Largely underpinned by the bullish outlook held by graziers, Mr Charteris said those in the south-eastern states were also buoyed by seasonal conditions – particularly in Victoria and southern New South Wales. “Widespread autumn rainfall has seen the cropping season get off to a flying start in Victoria and southern New South Wales, however the north of the state needs rain to fulfil planting intentions,” he said.
Meanwhile Queensland reported the largest upswing in confidence, Mr Charteris said, largely due to the strong market fundamentals for cotton and beef.
In the major grain-growing states of Western Australia and South Australia, confidence was hindered by the subdued sentiment in the grains sector – primarily in relation to price, but also the season.

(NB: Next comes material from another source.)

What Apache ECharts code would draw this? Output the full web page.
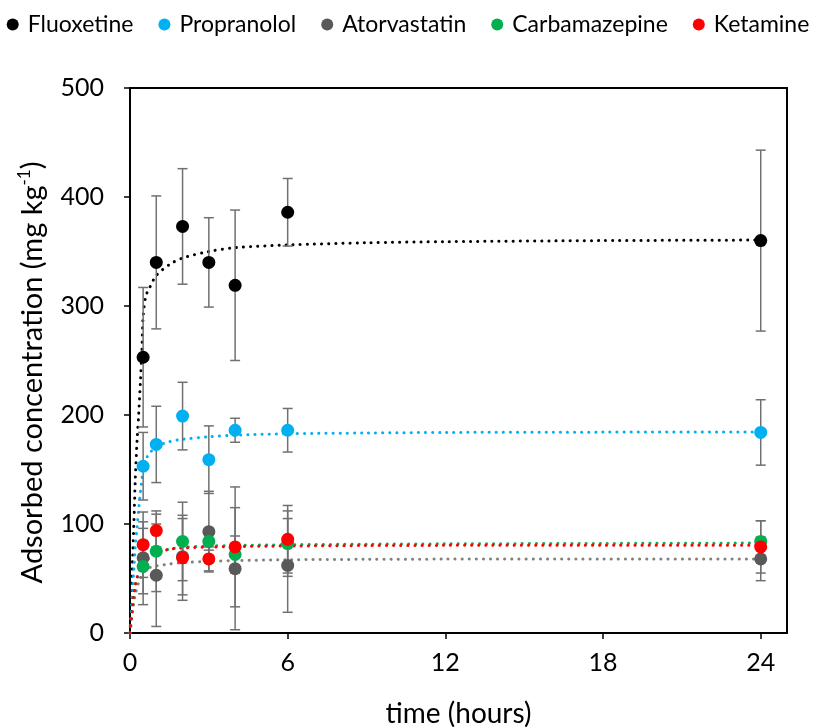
<!DOCTYPE html>
<html>
<head>
<meta charset="utf-8">
<script src="https://cdn.jsdelivr.net/npm/echarts@6/dist/echarts.min.js"></script>
<style>
    html, body { margin: 0; padding: 0; background: #fff; }
    #chart { width: 816px; height: 727px; }
</style>
</head>
<body>
<div id="chart"></div>
<script>
// measured points
const hours = [0.5, 1, 2, 3, 4, 6, 24];
const fluoxetine = [253, 340, 373, 340, 319, 386, 360];
const fluoxetineErr = [64, 61, 53, 41, 69, 31, 83];
const propranolol = [153, 173, 199, 159, 186, 186, 184];
const propranololErr = [31, 35, 31, 31, 11, 20, 30];
const atorvastatin = [69, 53, 70, 93, 59, 62, 68];
const atorvastatinErr = [33, 47, 35, 37, 56, 43, 20];
const carbamazepine = [61, 75, 84, 84, 72, 82, 84];
const carbamazepineErr = [35, 37, 36, 8, 17, 30, 19];
const ketamine = [81, 94, 69, 68, 79, 86, 79];
const ketamineErr = [30, 15, 39, 11, 55, 31, 24];

// fitted curves
const fitHours = [0, 0.05, 0.1, 0.15, 0.2, 0.27, 0.33, 0.4, 0.45, 0.5, 0.6, 0.75, 1, 1.5, 2, 3, 4, 6, 9, 12, 18, 24];
const fluoxetineFit = [0, 37, 68, 102, 140, 177, 200, 232, 258, 290, 309, 317, 328, 338, 344, 350, 353.5, 356, 358, 359, 360, 360.5];
const propranololFit = [0, 21, 40, 59, 79, 97, 113, 130, 140, 150, 159, 165, 171, 175.5, 177.7, 180, 181.5, 182.8, 183.5, 184, 184.3, 184.5];
const atorvastatinFit = [0, 10, 20, 28, 35, 42, 46, 50, 53, 55, 58, 60, 61.5, 63.3, 64.5, 65.8, 66.4, 67.2, 67.6, 67.8, 68, 68];
const carbamazepineFit = [0, 12, 23, 34, 42, 50, 55, 59, 61, 63, 66, 69, 73, 77, 78.5, 79.8, 80.3, 81, 81.5, 81.8, 82.2, 82.5];
const ketamineFit = [0, 13, 25, 36, 44, 51, 56, 60, 62.5, 64.5, 67.5, 70.5, 73.5, 76.8, 78, 78.8, 79.3, 79.8, 80.2, 80.4, 80.5, 80.6];

const xTicks = [0, 6, 12, 18, 24];

const FONT = 'Lato';

const drugs = [
    { name: 'Fluoxetine', values: fluoxetine, err: fluoxetineErr, fit: fluoxetineFit, color: '#000000', fitColor: '#000000' },
    { name: 'Propranolol', values: propranolol, err: propranololErr, fit: propranololFit, color: '#00B0F0', fitColor: '#00B0F0' },
    { name: 'Atorvastatin', values: atorvastatin, err: atorvastatinErr, fit: atorvastatinFit, color: '#595959', fitColor: '#808080' },
    { name: 'Carbamazepine', values: carbamazepine, err: carbamazepineErr, fit: carbamazepineFit, color: '#00B050', fitColor: '#00B050' },
    { name: 'Ketamine', values: ketamine, err: ketamineErr, fit: ketamineFit, color: '#FF0000', fitColor: '#FF0000' },
];

const renderErrorBar = (params, api) => {
    const x = api.value(0);
    const top = api.coord([x, api.value(2)]);
    const bottom = api.coord([x, api.value(1)]);
    const hw = 5;
    const style = { stroke: '#707070', lineWidth: 1.5, fill: null };
    return {
        type: 'group',
        children: [
            { type: 'line', shape: { x1: top[0], y1: top[1], x2: bottom[0], y2: bottom[1] }, style },
            { type: 'line', shape: { x1: top[0] - hw, y1: top[1], x2: top[0] + hw, y2: top[1] }, style },
            { type: 'line', shape: { x1: bottom[0] - hw, y1: bottom[1], x2: bottom[0] + hw, y2: bottom[1] }, style },
        ],
    };
};

const series = [];

drugs.forEach((d) => {
    series.push({
        type: 'line',
        name: d.name + ' fit',
        data: fitHours.map((t, i) => [t, d.fit[i]]),
        showSymbol: false,
        smooth: 0.3,
        silent: true,
        z: 1,
        lineStyle: { color: d.fitColor, width: 3, type: [0.1, 7], cap: 'round' },
    });
});

drugs.forEach((d) => {
    series.push({
        type: 'custom',
        name: d.name + ' err',
        renderItem: renderErrorBar,
        data: hours.map((t, i) => [t, d.values[i] - d.err[i], d.values[i] + d.err[i]]),
        z: 2,
        silent: true,
    });
});

drugs.forEach((d, k) => {
    series.push({
        type: 'scatter',
        name: d.name,
        data: hours.map((t, i) => [t, d.values[i]]),
        symbol: 'circle',
        symbolSize: 13,
        itemStyle: { color: d.color, opacity: 1 },
        z: 3 + k,
    });
});

const chart = echarts.init(document.getElementById('chart'));

chart.setOption({
    animation: false,
    backgroundColor: '#ffffff',
    legend: {
        data: drugs.map((d) => ({ name: d.name, itemStyle: { color: d.color } })),
        top: 8,
        left: 'center',
        icon: 'circle',
        itemWidth: 12,
        itemHeight: 12,
        itemGap: 25,
        textStyle: { fontFamily: FONT, fontSize: 23, color: '#000', padding: [0, 0, 0, 4] },
    },
    grid: {
        left: 130,
        right: 29,
        top: 88,
        bottom: 94,
        outerBoundsMode: 'none',
        containLabel: false,
        show: true,
        borderColor: '#000',
        borderWidth: 2,
        backgroundColor: 'transparent',
    },
    xAxis: {
        type: 'value',
        min: 0,
        max: 25,
        interval: 6,
        name: 'time (hours)',
        nameLocation: 'middle',
        nameGap: 67,
        nameTextStyle: { fontFamily: FONT, fontSize: 28, color: '#000' },
        axisLine: { lineStyle: { color: '#000', width: 2 } },
        axisTick: { customValues: xTicks, length: 6, lineStyle: { color: '#000', width: 1.5 } },
        axisLabel: { customValues: xTicks, fontFamily: FONT, fontSize: 25, color: '#000', margin: 17 },
        splitLine: { show: false },
    },
    yAxis: {
        type: 'value',
        min: 0,
        max: 500,
        interval: 100,
        name: '{a|Adsorbed concentration (mg kg}{s|-1}{a|)}',
        nameLocation: 'middle',
        nameGap: 80,
        nameTextStyle: {
            padding: [0, 24, 0, 0],
            rich: {
                a: { fontFamily: FONT, fontSize: 29, color: '#000', lineHeight: 34 },
                s: { fontFamily: FONT, fontSize: 17, color: '#000', lineHeight: 34, verticalAlign: 'top', padding: [0, 0, 12, 0] },
            },
        },
        axisLine: { lineStyle: { color: '#000', width: 2 } },
        axisTick: { length: 6, lineStyle: { color: '#000', width: 1.5 } },
        axisLabel: { fontFamily: FONT, fontSize: 25, color: '#000', margin: 26 },
        splitLine: { show: false },
    },
    series,
});
</script>
</body>
</html>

“It has been a pretty dry start to the growing season in the Western Australian wheatbelt, while South Australia has had a pretty good start, except for the Eyre Peninsula where it remains very dry,” he said.
Sectors
Across the surveyed commodity sectors, farmers were ‘on the whole’ more positive than negative about their prospects for 2017 – with a greater number of farmers expecting conditions in the agricultural economy to improve rather than deteriorate. Sugar was the exception however, with confidence edging into negative territory.

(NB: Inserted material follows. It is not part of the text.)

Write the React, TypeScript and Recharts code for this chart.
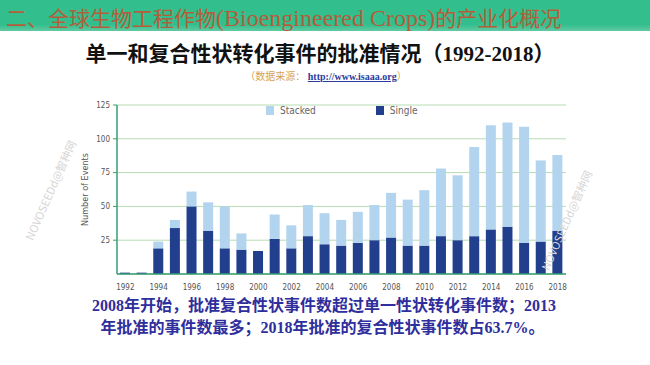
import { Bar, BarChart, CartesianGrid, Legend, XAxis, YAxis } from "recharts";

const years = [
  "1992", "1993", "1994", "1995", "1996", "1997", "1998", "1999", "2000",
  "2001", "2002", "2003", "2004", "2005", "2006", "2007", "2008", "2009",
  "2010", "2011", "2012", "2013", "2014", "2015", "2016", "2017", "2018",
];
const single = [1, 1, 19, 34, 50, 32, 19, 18, 17, 26, 19, 28, 22, 21, 23, 25, 27, 21, 21, 28, 25, 28, 33, 35, 23, 24, 32];
const stacked = [0, 0, 5, 6, 11, 21, 31, 12, 0, 18, 17, 23, 23, 19, 23, 26, 33, 34, 41, 50, 48, 66, 77, 77, 86, 60, 56];
const yTicks = [25, 50, 75, 100, 125];

const legendItems = [
  { name: "Stacked", color: "#b3d4ef" },
  { name: "Single", color: "#223f8e" },
];

const data = years.map((year, i) => ({
  year,
  single: single[i],
  stacked: stacked[i],
}));

const axisFont = "'Liberation Sans Narrow', 'DejaVu Sans Condensed', sans-serif";
const cjkSerif = "'Liberation Serif', 'Noto Sans CJK SC', serif";

function ChartLegend() {
  return (
    <div style={{ display: "flex", gap: 60, fontFamily: axisFont, fontSize: 10, color: "#666" }}>
      {legendItems.map((item) => (
        <div key={item.name} style={{ display: "flex", alignItems: "center", gap: 6 }}>
          <span style={{ width: 8, height: 9, background: item.color, display: "inline-block" }} />
          <span>{item.name}</span>
        </div>
      ))}
    </div>
  );
}

function Watermark({ x, y }: { x: number; y: number }) {
  return (
    <div
      style={{
        position: "absolute",
        left: x,
        top: y,
        transform: "translate(-50%, -50%) rotate(-66deg)",
        fontFamily: "'Noto Sans CJK SC', sans-serif",
        fontSize: 11,
        color: "#d6d6d6",
        whiteSpace: "nowrap",
      }}
    >
      NOVOSEEDd@智种网
    </div>
  );
}

export default function App() {
  return (
    <div style={{ position: "relative", width: 650, height: 365, background: "#fff", overflow: "hidden" }}>
      <style>{"body{margin:0}"}</style>
      <div
        style={{
          position: "absolute",
          left: 0,
          top: 0,
          width: 650,
          height: 31,
          background: "linear-gradient(#33bf8d, #33bf8d 80%, #62c9a3)",
        }}
      />
      <div
        style={{
          position: "absolute",
          left: 6,
          top: 2,
          fontFamily: cjkSerif,
          fontSize: 21,
          color: "#b35e3a",
          whiteSpace: "nowrap",
        }}
      >
        二、全球生物工程作物<span style={{ fontSize: 24 }}>(Bioengineered Crops)</span>的产业化概况
      </div>
      <div
        style={{
          position: "absolute",
          left: 0,
          width: 640,
          top: 37,
          textAlign: "center",
          fontFamily: cjkSerif,
          fontWeight: 700,
          fontSize: 21,
          color: "#111",
          whiteSpace: "nowrap",
        }}
      >
        单一和复合性状转化事件的批准情况（1992-2018）
      </div>
      <div
        style={{
          position: "absolute",
          left: 0,
          width: 652,
          top: 68,
          textAlign: "center",
          fontFamily: cjkSerif,
          fontSize: 10,
          color: "#d8a34c",
          whiteSpace: "nowrap",
        }}
      >
        （数据来源：{" "}
        <span style={{ color: "#2b3b9c", fontWeight: 700, textDecoration: "underline" }}>http://www.isaaa.org</span>）
      </div>

      <div style={{ position: "absolute", left: 0, top: 0 }}>
        <BarChart
          width={650}
          height={300}
          data={data}
          margin={{ top: 94, right: 84, left: 80, bottom: 6 }}
          barSize={10}
        >
          <CartesianGrid vertical={false} stroke="#b6dcb2" strokeWidth={1} />
          <XAxis
            dataKey="year"
            interval={1}
            height={20}
            axisLine={{ stroke: "#3a9d74", strokeWidth: 1.5 }}
            tickLine={false}
            tickSize={4}
            tickMargin={6}
            tick={{ fontSize: 8, fill: "#555", fontFamily: axisFont }}
          />
          <YAxis
            width={37}
            domain={[0, 125]}
            ticks={yTicks}
            axisLine={{ stroke: "#3a9d74", strokeWidth: 1.5 }}
            tickLine={{ stroke: "#3a9d74" }}
            tickSize={4}
            tickMargin={3}
            tick={{ fontSize: 8, fill: "#555", fontFamily: axisFont }}
            label={{
              value: "Number of Events",
              angle: -90,
              position: "insideLeft",
              offset: 5,
              style: { textAnchor: "middle", fontSize: 9, fill: "#555", fontFamily: axisFont },
            }}
          />
          <Legend
            verticalAlign="top"
            content={() => <ChartLegend />}
            wrapperStyle={{ position: "absolute", top: 105, left: 266, width: "auto" }}
          />
          <Bar dataKey="single" stackId="a" fill="#223f8e" isAnimationActive={false} />
          <Bar dataKey="stacked" stackId="a" fill="#b3d4ef" isAnimationActive={false} />
        </BarChart>
      </div>

      <Watermark x={50} y={190} />
      <Watermark x={566} y={220} />

      <div
        style={{
          position: "absolute",
          left: 0,
          width: 650,
          top: 295,
          textAlign: "center",
          fontFamily: cjkSerif,
          fontWeight: 700,
          fontSize: 16,
          lineHeight: "22px",
          color: "#2e2e9c",
          whiteSpace: "nowrap",
        }}
      >
        <div style={{ marginLeft: -2 }}>2008年开始，批准复合性状事件数超过单一性状转化事件数；2013</div>
        <div style={{ marginLeft: -5 }}>年批准的事件数最多；2018年批准的复合性状事件数占63.7%。</div>
      </div>
    </div>
  );
}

Mr Charteris said although the sentiment for each commodity sector had primarily been driven by commodity prices this quarter, seasonal conditions were also at play.

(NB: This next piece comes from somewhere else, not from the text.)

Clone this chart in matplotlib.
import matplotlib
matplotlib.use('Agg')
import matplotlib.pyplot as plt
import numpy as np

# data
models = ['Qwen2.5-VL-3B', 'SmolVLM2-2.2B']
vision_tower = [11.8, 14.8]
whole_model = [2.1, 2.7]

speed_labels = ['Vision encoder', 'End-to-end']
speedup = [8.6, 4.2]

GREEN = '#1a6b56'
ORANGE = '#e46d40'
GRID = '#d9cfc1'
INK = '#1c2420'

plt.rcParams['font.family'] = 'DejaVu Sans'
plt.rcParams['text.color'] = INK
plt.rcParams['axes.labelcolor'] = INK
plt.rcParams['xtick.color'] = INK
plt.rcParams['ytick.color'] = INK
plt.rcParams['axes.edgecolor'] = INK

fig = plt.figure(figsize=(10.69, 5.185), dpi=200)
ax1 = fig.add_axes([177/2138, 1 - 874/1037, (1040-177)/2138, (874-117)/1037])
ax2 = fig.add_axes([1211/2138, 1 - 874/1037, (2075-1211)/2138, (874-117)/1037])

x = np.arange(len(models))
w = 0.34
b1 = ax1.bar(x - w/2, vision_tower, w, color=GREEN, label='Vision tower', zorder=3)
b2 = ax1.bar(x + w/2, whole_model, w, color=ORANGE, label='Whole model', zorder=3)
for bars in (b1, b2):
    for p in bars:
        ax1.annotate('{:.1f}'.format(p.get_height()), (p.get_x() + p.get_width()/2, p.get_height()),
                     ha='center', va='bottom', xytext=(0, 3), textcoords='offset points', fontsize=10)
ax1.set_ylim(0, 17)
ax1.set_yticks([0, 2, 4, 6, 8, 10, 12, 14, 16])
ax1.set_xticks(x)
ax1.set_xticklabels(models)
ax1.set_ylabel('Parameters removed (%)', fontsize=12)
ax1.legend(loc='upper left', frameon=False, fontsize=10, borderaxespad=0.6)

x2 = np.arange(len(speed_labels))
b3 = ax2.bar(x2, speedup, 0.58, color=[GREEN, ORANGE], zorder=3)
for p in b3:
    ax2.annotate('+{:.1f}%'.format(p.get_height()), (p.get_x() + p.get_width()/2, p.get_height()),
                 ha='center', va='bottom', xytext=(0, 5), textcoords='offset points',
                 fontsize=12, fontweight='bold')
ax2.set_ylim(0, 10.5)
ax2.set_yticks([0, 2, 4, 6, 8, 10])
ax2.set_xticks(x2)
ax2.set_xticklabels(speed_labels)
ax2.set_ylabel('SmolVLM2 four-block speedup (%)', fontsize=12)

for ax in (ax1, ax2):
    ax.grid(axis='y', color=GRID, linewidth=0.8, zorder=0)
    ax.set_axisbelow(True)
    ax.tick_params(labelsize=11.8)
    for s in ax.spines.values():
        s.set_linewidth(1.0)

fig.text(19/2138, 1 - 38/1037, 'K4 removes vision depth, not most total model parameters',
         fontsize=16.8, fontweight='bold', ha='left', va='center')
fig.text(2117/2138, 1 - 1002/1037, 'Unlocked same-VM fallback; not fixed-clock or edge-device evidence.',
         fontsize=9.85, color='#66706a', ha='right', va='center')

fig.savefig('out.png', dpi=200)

“In the sugar sector, confidence has taken a hit with the fall in the sugar price to around 460AUD/tonne, while those in Proserpine and Mackay are waiting to see how cyclone Debbie has impacted their yield,” he said.
In contrast, confidence in the dairy sector rose to its highest level in three years, to record the strongest net confidence reading across the sectors.
“Good pricing signals for the upcoming season is helping to restore confidence in the sector, and the expectation of a return to profitability for dairy farmers in the southern export region is also being underpinned by good on-farm supplies of home-grown feed and fodder,” Mr Charteris said.
Meanwhile beef and sheep producers remained bullish about their prospects, with both sectors reporting strong sentiment since early 2015.
“Not only are prices good, but low fodder prices are allowing graziers to hold onto livestock for longer than usual, which could see meat prices sustained at high levels throughout winter,” he said.
Mr Charteris said the prospect of profitable cotton prices for the upcoming 2017/18 season drove the upswing in confidence in the cotton sector, while sentiment levels in grains remained relatively unchanged, as low wheat and barley prices continued to overhang the sector.
“While we are forecasting the area planted to winter crop to remain in line with last year at just over 22 million hectares, production will all hinge on how the season pans out,” he said. “And there is downside risk, with the Australian Bureau of Meteorology rating the chances of an El Niño event occurring in 2017 at about 50 per cent – which in past events, has been associated with below-average rainfall across New South Wales, Queensland and Victoria.”